The Creepy Push by Evangelicals for Early Marriage
With news that people are getting married later in life, if at all, some conservative Christians, in the past few years, have been pushing Christians to get married real early, say at age 18 or 19, or some suggesting age 21 or 22.
I don’t know why people are getting married later, though I might be able to come up with a few theories. I don’t know what the solution is, but I know what it is not: pushing kids to marry before age 25.
I found this long, mostly nauseating article at Christianity Today:
(Link): The Case For Early Marriage, by Mark Regnerus, first published in 2009
It’s a four or five page editorial, I’ve only seen the first two pages, and I am already fed up with it. I will address the author’s comments a bit at a time.
After mentioning that most Christians are having sex outside of marriage he (the author, Regnerus), makes these statements:
“What to do? Intensify the abstinence message even more? No. It won’t work. The message must change, because our preoccupation with sex has unwittingly turned our attention away from the damage that Americans—including evangelicals—are doing to the institution of marriage by discouraging it and delaying it.”
I’ve come to the conclusion that Christians have made much ado about sex but are becoming slow and lax about marriage…

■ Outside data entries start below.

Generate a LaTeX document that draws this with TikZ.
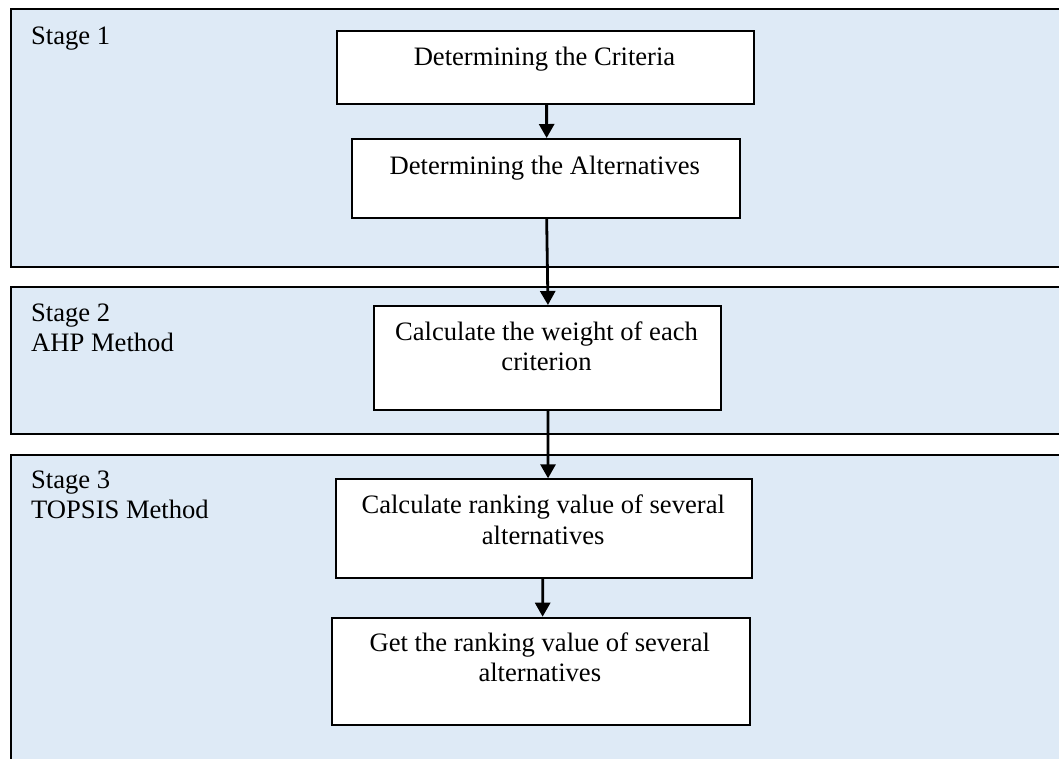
\documentclass[tikz,border=0pt]{standalone}
\usepackage{fontspec}
\setmainfont{Liberation Serif}
\usetikzlibrary{arrows.meta}
\definecolor{panelblue}{HTML}{DEEAF6}
\begin{document}
\begin{tikzpicture}[x=1pt,y=-1pt,
  panel/.style={draw=black, line width=2.4pt, fill=panelblue, inner sep=0pt, anchor=north west},
  stepbox/.style={draw=black, line width=1.8pt, fill=white, inner sep=0pt, anchor=north west},
  lbl/.style={font=\fontsize{26.6pt}{30pt}\selectfont, inner sep=0pt, anchor=base west},
  boxtxt/.style={font=\fontsize{26.6pt}{30pt}\selectfont, inner sep=0pt, anchor=base, align=center},
  arr/.style={line width=2.8pt, -{Triangle[width=15pt,length=14pt]}}
]
\clip (0,0) rectangle (1059,758);
\fill[white] (0,0) rectangle (1059,758);
% panels
\node[panel, minimum width=1070pt, minimum height=258pt] (p1) at (9.5,8) {};
\node[panel, minimum width=1070pt, minimum height=147pt] (p2) at (9.5,286) {};
\node[panel, minimum width=1070pt, minimum height=330pt] (p3) at (9.5,454) {};
% stage labels
\node[lbl] (s1) at (31,44) {Stage 1};
\node[lbl] (s2) at (31,321) {Stage 2};
\node[lbl] (s2m) at (31,351) {AHP Method};
\node[lbl] (s3) at (31,488) {Stage 3};
\node[lbl] (s3m) at (31,518) {TOPSIS Method};
% boxes
\node[stepbox, minimum width=417.6pt, minimum height=73.6pt] (b1) at (335.7,29.7) {};
\node[stepbox, minimum width=388.3pt, minimum height=78.7pt] (b2) at (350.7,138) {};
\node[stepbox, minimum width=347.3pt, minimum height=104pt] (b3) at (372.7,305) {};
\node[stepbox, minimum width=415.7pt, minimum height=98.7pt] (b4) at (335.3,478.3) {};
\node[stepbox, minimum width=418pt, minimum height=107.3pt] (b5) at (331,616.7) {};
% box texts
\node[boxtxt] (t1) at (544.5,65) {Determining the Criteria};
\node[boxtxt] (t2) at (544.8,174) {Determining the Alternatives};
\node[boxtxt] (t3a) at (546.5,340) {Calculate the weight of each};
\node[boxtxt] (t3b) at (546.5,370) {criterion};
\node[boxtxt] (t4a) at (543.2,513.3) {Calculate ranking value of several};
\node[boxtxt] (t4b) at (543.2,544.3) {alternatives};
\node[boxtxt] (t5a) at (539.8,651.7) {Get the ranking value of several};
\node[boxtxt] (t5b) at (539.8,681.7) {alternatives};
% arrows
\draw[arr] ([xshift=1.2pt]b1.south) -- ([xshift=0.9pt]b2.north);
\draw[arr] ([xshift=0.9pt]b2.south) -- ([xshift=0.7pt]b3.north);
\draw[arr] ([xshift=0.7pt]b3.south) -- ([xshift=4pt]b4.north);
\draw[arr] ([xshift=-1.3pt]b4.south) -- ([xshift=1.7pt]b5.north);
\end{tikzpicture}
\end{document}
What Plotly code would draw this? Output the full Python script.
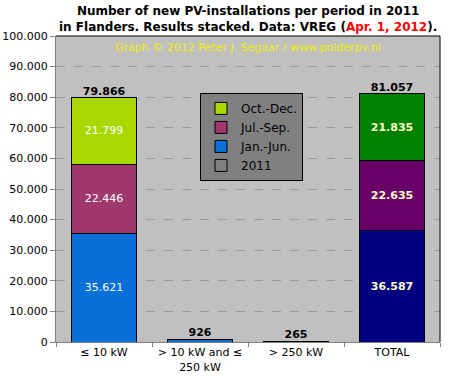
import plotly.graph_objects as go

categories = ["≤ 10 kW", "> 10 kW and ≤<br>250 kW", "> 250 kW", "TOTAL"]
jan_jun = [35621, 778, 188, 36587]
jul_sep = [22446, 120, 69, 22635]
oct_dec = [21799, 28, 8, 21835]
totals = [79866, 926, 265, 81057]

col_jan = ["#0A6FD6", "#0A6FD6", "#0A6FD6", "#000080"]
col_jul = ["#A0386E", "#A0386E", "#A0386E", "#680068"]
col_oct = ["#A8D800", "#A8D800", "#A8D800", "#008000"]

FONT = "DejaVu Sans"


def fmt(v):
    return f"{v:,}".replace(",", ".")


def labels(vals):
    out = []
    for i, v in enumerate(vals):
        if v < 5000:
            out.append("")
        elif categories[i] == "TOTAL":
            out.append(f"<b>{fmt(v)}</b>")
        else:
            out.append(fmt(v))
    return out


def tcolors(vals):
    return ["#FFFFC8" if c == "TOTAL" else "#FFFFFF" for c in categories]


fig = go.Figure()
for rank, (name, vals, cols) in enumerate([("Jan.-Jun.", jan_jun, col_jan),
                                           ("Jul.-Sep.", jul_sep, col_jul),
                                           ("Oct.-Dec.", oct_dec, col_oct)]):
    fig.add_trace(go.Bar(
        x=categories, y=vals, name=name, legendrank=30 - rank * 10,
        marker=dict(color=cols, line=dict(color="#000000", width=1)),
        text=labels(vals), textposition="inside", insidetextanchor="middle",
        textfont=dict(color=tcolors(vals), size=11, family=FONT),
        constraintext="none", hoverinfo="skip",
    ))

# legend-only entry "2011"
fig.add_trace(go.Bar(
    x=categories, y=[None] * len(categories), name="2011", legendrank=40,
    marker=dict(color="rgba(0,0,0,0)", line=dict(color="#000000", width=1)),
    hoverinfo="skip",
))

fig.add_trace(go.Scatter(
    x=categories, y=totals, mode="text",
    text=[f"<b>{fmt(v)}</b>" for v in totals], textposition="top center",
    textfont=dict(color="#000000", size=11, family=FONT),
    showlegend=False, hoverinfo="skip", cliponaxis=False,
))

fig.update_layout(
    width=453, height=381,
    barmode="stack", bargap=0.33,
    separators=",.",
    paper_bgcolor="#FFFFFF", plot_bgcolor="#C0C0C0",
    margin=dict(l=56, r=13, t=36, b=39, autoexpand=False),
    font=dict(family=FONT, size=11, color="#000000"),
    showlegend=True,
    legend=dict(
        x=0.375, y=0.814, xanchor="left", yanchor="top",
        bgcolor="#808080", bordercolor="#000000", borderwidth=1,
        font=dict(size=12, family=FONT, color="#000000"),
        traceorder="normal", tracegroupgap=0,
    ),
    xaxis=dict(
        automargin=False,
        showline=True, linecolor="#808080", linewidth=1,
        ticks="outside", ticklen=4, tickcolor="#808080", tickson="boundaries",
        tickfont=dict(size=11, family=FONT, color="#000000"),
        showgrid=False,
    ),
    yaxis=dict(
        automargin=False,
        range=[0, 100000], dtick=10000, tickformat=",d",
        showline=True, linecolor="#808080", linewidth=1,
        ticks="outside", ticklen=5, tickcolor="#808080",
        showgrid=True, gridcolor="#9A9A9A", griddash="dash", gridwidth=1,
        tickfont=dict(size=11, family=FONT, color="#000000"),
        zeroline=False,
    ),
)

fig.add_annotation(
    xref="paper", yref="paper", x=0.5, y=1, yanchor="bottom", yshift=0,
    text="<b>Number of new PV-installations per period in 2011<br>in Flanders. Results stacked. Data: VREG (<span style='color:#FF0000'>Apr. 1, 2012</span>).</b>",
    showarrow=False, font=dict(size=12, family=FONT, color="#000000"),
)
fig.add_annotation(
    xref="paper", yref="paper", x=0.5, y=0.99, yanchor="top",
    text="Graph © 2012 Peter J. Segaar / www.polderpv.nl",
    showarrow=False, font=dict(size=11, family=FONT, color="#F0F000"),
)
fig.add_shape(type="line", xref="paper", yref="paper", x0=0, x1=1, y0=1, y1=1,
              line=dict(color="#000000", width=1))
fig.add_shape(type="line", xref="paper", yref="paper", x0=1, x1=1, y0=0, y1=1,
              line=dict(color="#000000", width=1))

fig.write_html("out.html", config={"displayModeBar": False},
               post_script="document.body.style.margin='0';document.body.style.padding='0';")
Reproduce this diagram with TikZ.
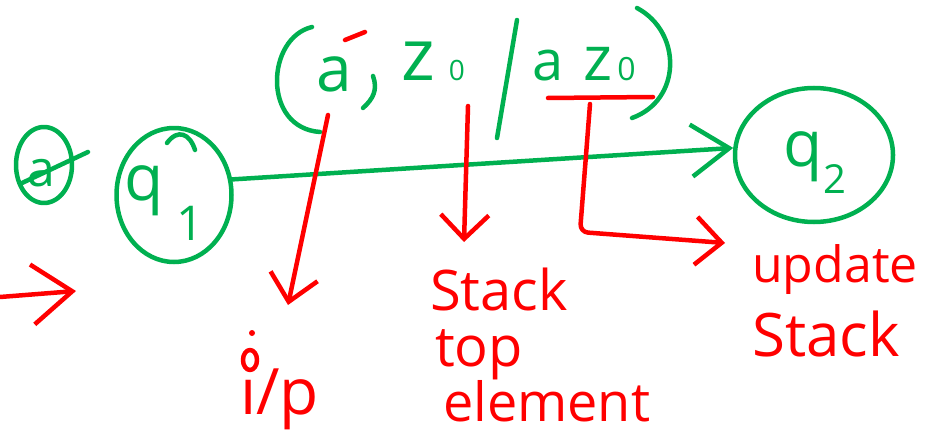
\documentclass[tikz,border=0pt]{standalone}
\usepackage{fontspec}
\setmainfont{Open Sans}
\usetikzlibrary{arrows.meta,shapes.geometric}
\definecolor{hgreen}{RGB}{0,176,80}
\definecolor{hred}{RGB}{255,0,0}
\newcommand\hfs[1]{\fontsize{#1}{#1}\selectfont}
\begin{document}
\begin{tikzpicture}[x=1pt,y=-1pt,
  gline/.style={draw=hgreen,line width=4.5pt,line cap=round,line join=round},
  rline/.style={draw=hred,line width=4.5pt,line cap=round,line join=round},
  state/.style={ellipse,gline,inner sep=0pt},
  gtext/.style={text=hgreen,inner sep=0pt,anchor=base west},
  rtext/.style={text=hred,inner sep=0pt,anchor=base west},
  gbarb/.style={-{Straight Barb[length=38pt,width=52pt]}},
  rbarb/.style={-{Straight Barb[length=#1,width=48pt]}},
]
\useasboundingbox (0,0) rectangle (936,433);

% initial (crossed-out) mark
\node[state,minimum width=56pt,minimum height=76pt] (q0) at (44,165) {};
\node[gtext,font=\hfs{50}] (q0t) at (27,186) {a};
\draw[gline] (22,183) -- (88,152);

% state q1
\node[state,minimum width=115pt,minimum height=134pt] (q1) at (174,195) {};
\node[gtext,font=\hfs{64}] (q1t) at (124,200) {q};
\node[gtext,font=\hfs{48}] (q1s) at (176,240) {1};
\draw[gline] (167,143) .. controls (178,128) and (190,134) .. (195,150);

% state q2
\node[state,minimum width=158pt,minimum height=134pt] (q2) at (814,155) {};
\node[gtext,font=\hfs{64}] (q2t) at (783,166) {q};
\node[gtext,font=\hfs{40}] (q2s) at (823,193) {2};

% transition
\draw[gline,gbarb] (q1.15) -- (q2.175);

% transition label ( a , z0 / a z0 )
\draw[gline] (312,27) .. controls (266,38) and (262,128) .. (320,132);
\node[gtext,font=\hfs{64}] (la) at (316,92) {a};
\draw[gline] (373,76) .. controls (378,90) and (373,99) .. (363,108);
\node[gtext,font=\hfs{72}] (lz) at (401,81) {z\hspace{14pt}{\hfs{28}0}};
\draw[gline] (517,20) -- (497,138);
\node[gtext,font=\hfs{56}] (laz) at (532,81) {a\hspace{20pt}{\hfs{62}z}\hspace{5pt}{\hfs{32}0}};
\draw[gline] (637,8) .. controls (682,32) and (682,100) .. (632,118);
\draw[rline] (345,40) -- (365,32);
\draw[rline] (548,98) -- (653,97);

% red arrows
\coordinate (a1s) at (328,115);
\coordinate (a1e) at (288,305);
\draw[rline,rbarb=26pt] (a1s) -- (a1e);
\coordinate (a2s) at (468,106);
\coordinate (a2e) at (464,242);
\draw[rline,rbarb=24pt] (a2s) -- (a2e);
\coordinate (a3s) at (590,104);
\coordinate (a3e) at (725,243);
\draw[rline,rbarb=26pt,rounded corners=8pt] (a3s) -- ++(-10,128) -- (a3e);
\coordinate (a4s) at (0,297);
\coordinate (a4e) at (76,291);
\draw[rline,-{Straight Barb[length=40pt,width=60pt]}] (a4s) -- (a4e);

% red texts
\node[rtext,font=\hfs{64}] (ip) at (240,414) {ı/p};
\draw[rline] (250,360) ellipse (7 and 10);
\fill[hred] (252,333) circle (3);
\node[rtext,font=\hfs{56}] (stk1) at (430,310) {Stack};
\node[rtext,font=\hfs{56}] (stk2) at (435,366) {top};
\node[rtext,font=\hfs{54}] (stk3) at (443,421) {element};
\node[rtext,font=\hfs{50}] (upd1) at (752,282) {update};
\node[rtext,font=\hfs{60}] (upd2) at (752,356) {Stack};
\end{tikzpicture}
\end{document}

Another indicator of our shifting sentiment about the institution is the median age at first marriage, which has risen from 21 for women and 23 for men in 1970 to where it stands today: 26 for women and 28 for men, the highest figures since the Census Bureau started collecting data about it.
— end —
Regnerus’ only concern is with “young” Christians (ages teens to 20s). How ageist. How about Christian women today who are age 35, 45, etc., who want to get married but have been unable to? Why is the spot light only focused on the 20 somethings by pastors, Christian blogs, and Christian magazines?
I suspect the hand wringing over young singles not getting married young may have something to do with fertility, given how often this author laments that women’s “childbearing” years are passing them by. He seems primarily concerned with getting ’em married young so that kids can be produced.
This point leads me to another: the author, Regnerus, makes several unfounded assumptions; here is one:
Aside from being ageist – where is your concern for age 40+ women who want marriage? – Christians need to understand that some Christians are highly ambivalent about having children (they don’t care if they have children or not), while others are so firm in knowing they want none, they consider themselves what is known as “child free.”
A Christian should not push for marriage on the sole or primary basis that marriage is about “baby making.”
The author assumes that churches are hyping celibacy too much, but not touting the greatness of marriage nearly enough.
Oh get a clue, pal!
Maybe the celibacy message was poured on thick among teens back in the 1980s or 1990s and a bit today, but if you are a Christian virgin over the age of 30 today, you hear nothing from pastors or Christian blogs about the topic! It is just assumed that older Christians who have never married are having sex.
This author’s “solution,” which is for churches to preach and hype on marriage EVEN MORE than they already are doing (and have been doing for 40 or more years now) is quite similar to what Candice Watters wrote about this subject, and she was wrong too – I gave her the smack down (Link): here.
The author comments about how the average age of men and women for marriage has risen, and he uses the phrase “our shifting sentiment about the institution” in introducing this issue. The ‘rising age’ might not be an expression of sentiment – do not assume that because women are marrying at age 27 that they prefer this; there may be plenty that wanted marriage by 25 but it did not happen until 27.
I certainly felt I would be married by age 30 to 35. I never expected to still be unmarried by age 40+. Do not assume I, or by extension, any other woman, delayed singleness this long because I am expressing “anti marriage” sentiment. One cannot marry if one received no marriage proposals. (I received one years ago but had to break things off.)